Já você diz coisas como "estados podem valer mais que processos" e não apresenta nenhuma justificativa para sua afirmação, achando que ela deve ser aceita apenas porque você acredita que seja assim.
... eu gostaria de recomendações de alguma escola filosófica, autores, que defendessem o que quer que seja isso que você está defendendo aí, quem sabe alguém escreveu de algum jeito que eu compreendo melhor, ou acho algo do tipo "processualismo existencial for dummies".
Vou tentar listar alguns processos que considero que possam ser interrompidos, mesmo que iniciados, além de gestação:
- o desenvolvimento de doenças individuais, genéticas ou não
- o processo reprodutivo, seja através de menstruação/contracepção ou aborto "pré-cerebral"

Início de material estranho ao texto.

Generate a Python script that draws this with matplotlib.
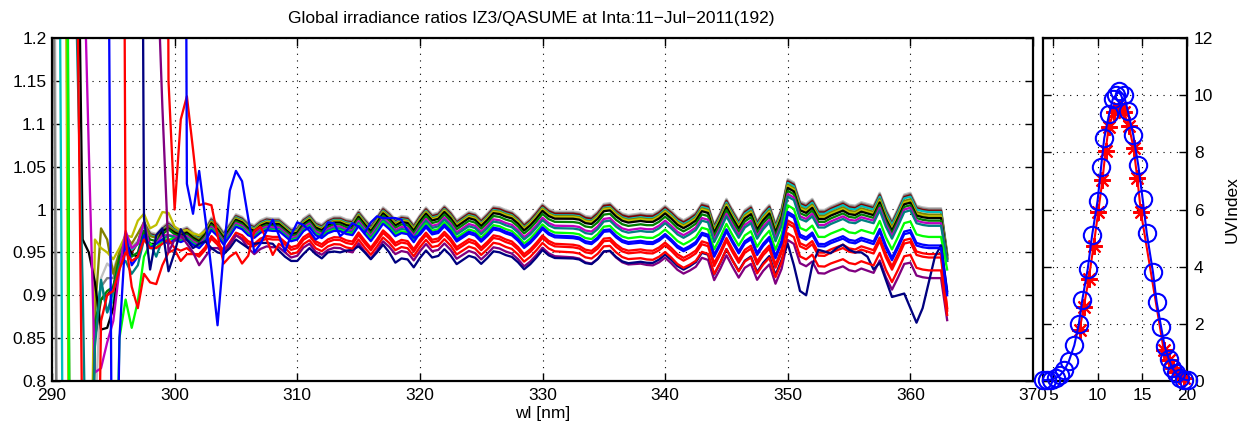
import numpy as np
import matplotlib
matplotlib.use('Agg')
import matplotlib.pyplot as plt

plt.rcParams['font.family'] = ['Liberation Sans', 'DejaVu Sans']

# ---------------- data ----------------
H = 3.0   # off-scale high value (clipped)
L = 0.4   # off-scale low value (clipped)

wl = 290 + 0.5 * np.arange(147)          # 290.0 ... 363.0 nm
band_wl = wl[12:]                        # 296.0 ... 363.0 nm

# common spectral structure of the ratio (upper grey curve), 296.0-363.0 nm
base = [
    0.965, 0.955, 0.962, 0.985, 0.972, 0.970, 0.978, 0.984, 0.978, 0.975,
    0.978, 0.972, 0.968, 0.976, 0.989, 0.982, 0.972, 0.982, 0.993, 0.990,
    0.983, 0.980, 0.986, 0.989, 0.988, 0.988, 0.982, 0.976, 0.978, 0.988,
    0.993, 0.984, 0.981, 0.987, 0.990, 0.990, 0.987, 0.986, 0.997, 0.988,
    0.980, 0.990, 1.001, 0.995, 0.987, 0.991, 0.990, 0.981, 0.992, 1.001,
    0.993, 0.995, 1.003, 0.996, 0.986, 0.991, 0.996, 0.994, 0.987, 0.994,
    1.002, 1.001, 0.998, 0.996, 0.990, 0.982, 0.988, 0.996, 1.005, 0.999,
    0.996, 0.996, 0.996, 0.996, 0.995, 0.991, 0.990, 0.996, 1.005, 1.006,
    0.999, 0.994, 0.992, 0.993, 0.994, 0.993, 0.993, 0.997, 1.003, 0.997,
    0.990, 0.986, 0.990, 0.995, 1.006, 1.004, 0.981, 0.995, 1.011, 0.998,
    0.986, 0.998, 1.003, 0.985, 0.996, 1.004, 0.982, 1.000, 1.034, 1.030,
    1.008, 1.005, 1.011, 0.998, 0.998, 1.002, 1.005, 1.008, 1.004, 1.003,
    1.007, 1.005, 1.003, 1.018, 0.999, 0.985, 1.000, 1.016, 1.018, 1.003,
    1.001, 1.000, 1.000, 1.000, 0.948,
]
off_wl = [310, 335, 360]   # wavelengths of the offset readings

# per-scan readings (short-wavelength part, offsets from the grey curve, last value)
gray_early = [1.6, 0.4, 0.4, 0.4, 0.4, 0.4, 0.5, 0.88, 0.91, 0.92, 0.92, 0.945]
silver_early = [1.9, 0.5, 0.5, 0.5, 0.5, 0.5, 0.5, 0.75, 0.92, 0.937, 0.93, 0.95]
cyan_early = [2.5, 1.6, 0.4, 0.4, 0.4, 0.4, 0.5, 0.86, 0.915, 0.88, 0.895, 0.95]
yellow_early = [H, H, 1.6, 0.4, 0.4, 0.4, 0.5, 0.965, 0.955, 0.950, 0.942, 0.955,
                0.970, 0.968, 0.987, 0.995, 0.978, 0.982, 0.997, 0.996, 0.980,
                0.975, 0.976, 0.972, 0.970, 0.975]
dkgreen_early = [H, H, 2.4, 0.4, 0.4, 0.4, 0.5, 0.87, 0.895, 0.905, 0.91, 0.945,
                 0.955, 0.945, 0.95, 0.975]
olive_early = [H, H, 2.2, 0.4, 0.4, 0.4, 0.5, 0.88, 0.978, 0.965, 0.925, 0.95,
               0.97, 0.96, 0.972, 0.985]
maroon_early = [H, H, 2.0, 0.4, 0.4, 0.4, 0.5, 0.85, 0.895, 0.9, 0.91, 0.94,
                0.96, 0.95]
teal_early = [H, H, H, H, 1.22, 0.91, 0.5, 0.84, 0.918, 0.88, 0.905, 0.935,
              0.94, 0.925, 0.935, 0.965, 0.96, 0.945, 0.965, 0.97]
black_early = [H, H, H, H, 1.5, 0.965, 0.95, 0.915, 0.86, 0.862, 0.885, 0.935,
               0.962, 0.948, 0.945, 0.975, 0.96, 0.96, 0.975, 0.978]
magenta_early = [H, H, H, H, H, 1.35, 1.07, 0.81, 0.815, 0.845, 0.87, 0.93,
                 0.975, 0.955, 0.96, 0.985, 0.955, 0.96, 0.97, 0.97]
green_early = [H, H, 2.3, 0.4, 0.4, 0.4, 0.4, 0.4, 0.4, 0.4, 0.5, 0.85,
               0.895, 0.862, 0.893, 0.945, 0.96, 0.955, 0.965, 0.965]
blue1_early = [H, H, H, H, H, H, H, H, H, 1.6, 0.4, 0.85,
               0.972, 0.935, 0.945, 0.97, 0.955, 0.96, 0.965, 0.96]
redB_early = [H, H, H, H, 1.35, 0.7, 0.4, 0.4, 0.87, 0.9, 0.905, 0.93,
              0.95, 0.94, 0.945, 0.965, 0.955, 0.955, 0.96, 0.965]
redA_early = [H, H, H, H, H, H, H, H, H, H, H, 2.6,
              0.965, 0.91, 0.885, 0.925, 0.915, 0.913, 0.935, 0.95, 0.953,
              0.94, 0.948, 0.948, 0.948]
purple_early = [H] * 17 + [1.32, 1.12, 0.95, 0.965, 0.97, 0.96, 0.95, 0.935,
                           0.945, 0.955, 0.955, 0.95, 0.96, 0.97, 0.965, 0.955]
navy_early = [H] * 14 + [2.5, 0.99, 0.93, 0.97, 0.978, 0.928, 0.95, 0.977, 0.965,
                         0.955, 0.96, 0.963, 0.955, 0.95, 0.948, 0.955, 0.965,
                         0.96, 0.955, 0.96, 0.961, 0.961, 0.96, 0.952, 0.945,
                         0.94, 0.94, 0.948, 0.955, 0.948, 0.943, 0.95, 0.951,
                         0.95, 0.952, 0.953, 0.957, 0.95, 0.942, 0.95, 0.959,
                         0.95, 0.938]
navy_tail = [0.960, 0.935, 0.905, 0.900, 0.935, 0.953, 0.951, 0.949, 0.955,
             0.959, 0.953, 0.950, 0.950, 0.945, 0.930, 0.938, 0.918, 0.898,
             0.900, 0.902, 0.885, 0.868, 0.885, 0.915, 0.945, 0.958, 0.903]
redC_early = [H] * 19 + [1.15, 1.0, 1.105, 1.132, 1.07, 1.005, 1.007, 1.005,
                         0.97, 0.937, 0.945, 0.95, 0.937, 0.946, 0.975, 0.98,
                         0.965, 0.947, 0.96, 0.955]
blueE_early = [H] * 22 + [1.03, 0.995, 1.045, 0.99, 0.93, 0.865, 0.95, 1.022,
                          1.045, 1.033, 0.99, 0.95, 0.96, 0.975, 0.988, 0.97,
                          0.951, 0.97, 0.985, 0.982, 0.975, 0.965, 0.97, 0.985,
                          0.984, 0.969, 0.975, 0.984, 0.98, 0.973, 0.985, 0.992,
                          0.99, 0.99, 0.99, 0.988, 0.975, 0.967]

scan_colors = ['#c0c0c0', '#808080', '#800000', 'c', '#808000', 'y', 'k',
               '#008000', 'm', '#008080', '#00ff00', 'b', '#ff0000', '#ff0000',
               '#800080', '#000080', '#ff0000', '#0000ff']
scan_early = [silver_early, gray_early, maroon_early, cyan_early, olive_early,
              yellow_early, black_early, dkgreen_early, magenta_early,
              teal_early, green_early, blue1_early, redB_early, redA_early,
              purple_early, navy_early, redC_early, blueE_early]
scan_offsets = [(0.0015, 0.0015, 0.0015), (0, 0, 0), (-0.001, -0.001, -0.0015),
                (-0.002, -0.003, -0.003), (-0.003, -0.004, -0.006),
                (-0.004, -0.005, -0.008), (-0.005, -0.007, -0.010),
                (-0.007, -0.011, -0.013), (-0.009, -0.016, -0.016),
                (-0.011, -0.019, -0.019), (-0.012, -0.025, -0.032),
                (-0.013, -0.029, -0.042), (-0.023, -0.042, -0.056),
                (-0.020, -0.039, -0.052), (-0.032, -0.054, -0.080),
                (-0.045, -0.054, -0.062), (-0.028, -0.048, -0.071),
                (-0.015, -0.031, -0.045)]
scan_end = [0.950, 0.948, 0.947, 0.946, 0.945, 0.944, 0.943, 0.942, 0.940,
            0.940, 0.930, 0.905, 0.882, 0.885, 0.871, None, 0.877, 0.900]

# UV index time series
qasume_hours = [3.95, 4.3, 4.8, 5.3, 5.8, 6.3, 6.8, 7.4, 7.9, 8.3, 8.9, 9.4,
                10.0, 10.4, 10.75, 11.3, 11.7, 12.05, 12.45, 12.95, 13.4,
                14.0, 14.55, 15.05, 15.5, 16.2, 16.6, 17.1, 17.5, 17.95,
                18.35, 18.8, 19.2, 19.7, 20.15]
qasume_uvi = [0.03, 0.03, 0.05, 0.1, 0.2, 0.38, 0.7, 1.25, 1.98, 2.85, 3.92,
              5.12, 6.3, 7.5, 8.5, 9.35, 9.86, 10.0, 10.15, 10.0, 9.43, 8.6,
              7.55, 6.35, 5.17, 3.8, 2.78, 1.9, 1.22, 0.78, 0.45, 0.27, 0.12,
              0.05, 0.02]
iz3_hours = [8.0, 8.45, 9.02, 9.55, 10.07, 10.55, 10.9, 11.25, 11.85, 12.4,
             12.95, 13.5, 14.03, 14.44, 14.85, 17.4, 17.95, 18.42, 18.8,
             19.25, 19.65]
iz3_uvi = [1.8, 2.58, 3.58, 4.72, 5.9, 7.04, 8.06, 8.9, 9.42, 9.55, 9.4, 8.92,
           8.15, 7.1, 5.9, 1.08, 0.72, 0.45, 0.3, 0.16, 0.1]

xticks_main = [290, 300, 310, 320, 330, 340, 350, 360, 370]
yticks_main = [0.8, 0.85, 0.9, 0.95, 1.0, 1.05, 1.1, 1.15, 1.2]
yticklabels_main = ['0.8', '0.85', '0.9', '0.95', '1', '1.05', '1.1', '1.15', '1.2']
xticks_uv = [5, 10, 15, 20]
yticks_uv = [0, 2, 4, 6, 8, 10, 12]


def build(early, offs, end, tail=None):
    band = np.array(base, float) + np.interp(band_wl, off_wl, offs)
    y = np.concatenate([np.full(12, np.nan), band])
    y[:len(early)] = early
    if tail is not None:
        y[-len(tail):] = tail
    else:
        y[-1] = end
    return y


# ---------------- figure ----------------
W, Hp = 1249, 432
fig = plt.figure(figsize=(W / 100, Hp / 100), dpi=100)
FS = 12.5
grid_kw = dict(linestyle=(0, (1, 5)), color='k', linewidth=0.8)

ax = fig.add_axes([52 / W, 1 - 381 / Hp, (1033 - 52) / W, (381 - 38) / Hp])
for c, e, o, en in zip(scan_colors, scan_early, scan_offsets, scan_end):
    tail = navy_tail if en is None else None
    ax.plot(wl, build(e, o, en, tail), color=c, lw=1.65)

ax.set_xlim(290, 370)
ax.set_ylim(0.8, 1.2)
ax.set_xticks(xticks_main)
ax.set_yticks(yticks_main)
ax.set_yticklabels(yticklabels_main)
ax.grid(True, **grid_kw)
ax.set_axisbelow(True)
ax.tick_params(direction='in', top=True, right=True, length=6, width=1,
               labelsize=FS, pad=5)
ax.tick_params(axis='y', pad=4)
ax.set_xlabel('wl [nm]', fontsize=FS, labelpad=2)
for s in ax.spines.values():
    s.set_linewidth(1.6)

ax2 = fig.add_axes([1043 / W, 1 - 381 / Hp, (1187 - 1043) / W, (381 - 38) / Hp])
ax2.plot(iz3_hours, iz3_uvi, color='r', lw=1.5, marker=(8, 2, 0),
         markersize=12, markeredgewidth=1.5, clip_on=False, zorder=3)
ax2.plot(qasume_hours, qasume_uvi, color='b', lw=1.5, marker='o',
         markersize=12.5, markerfacecolor='none', markeredgewidth=1.5,
         clip_on=False, zorder=4)
ax2.set_xlim(3.9, 20)
ax2.set_ylim(0, 12)
ax2.set_xticks(xticks_uv)
ax2.set_yticks(yticks_uv)
ax2.grid(True, **grid_kw)
ax2.set_axisbelow(True)
ax2.yaxis.set_label_position('right')
ax2.tick_params(direction='in', top=True, right=True, left=True, bottom=True,
                labelleft=False, labelright=True, length=6, width=1,
                labelsize=FS, pad=5)
ax2.set_ylabel('UVIndex', fontsize=FS, labelpad=8)
for s in ax2.spines.values():
    s.set_linewidth(1.6)

fig.text(531 / W, 1 - 18 / Hp,
         'Global irradiance ratios IZ3/QASUME at Inta:11\u2212Jul\u22122011(192)',
         ha='center', va='center', fontsize=FS)

fig.savefig('out.png', dpi=100)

- proliferação de epidemias
- proliferação de pragas
- a ocupação urbana de áreas perigosas
- escoadores podem ser ativados em caso de enchente
- o processo de ocupação de prédios sob risco de desabamento
- uma viagem que se queira interromper
- uma refeição que se queira interromper
- o sono de alguém se houver necessidade
etc
Nesses casos, pode ser que estados justifiquem a interrupção desses processos, ainda que, como eu tenha dito anteriormente, provavelmente será quase sempre possível atribuir um estado a um processo e fazer da coisa semânticamente irrefutável - apenas porque acho que devem ser mínimos estados totalmente estáticos e consideráveis como desvinculados de qualquer processo.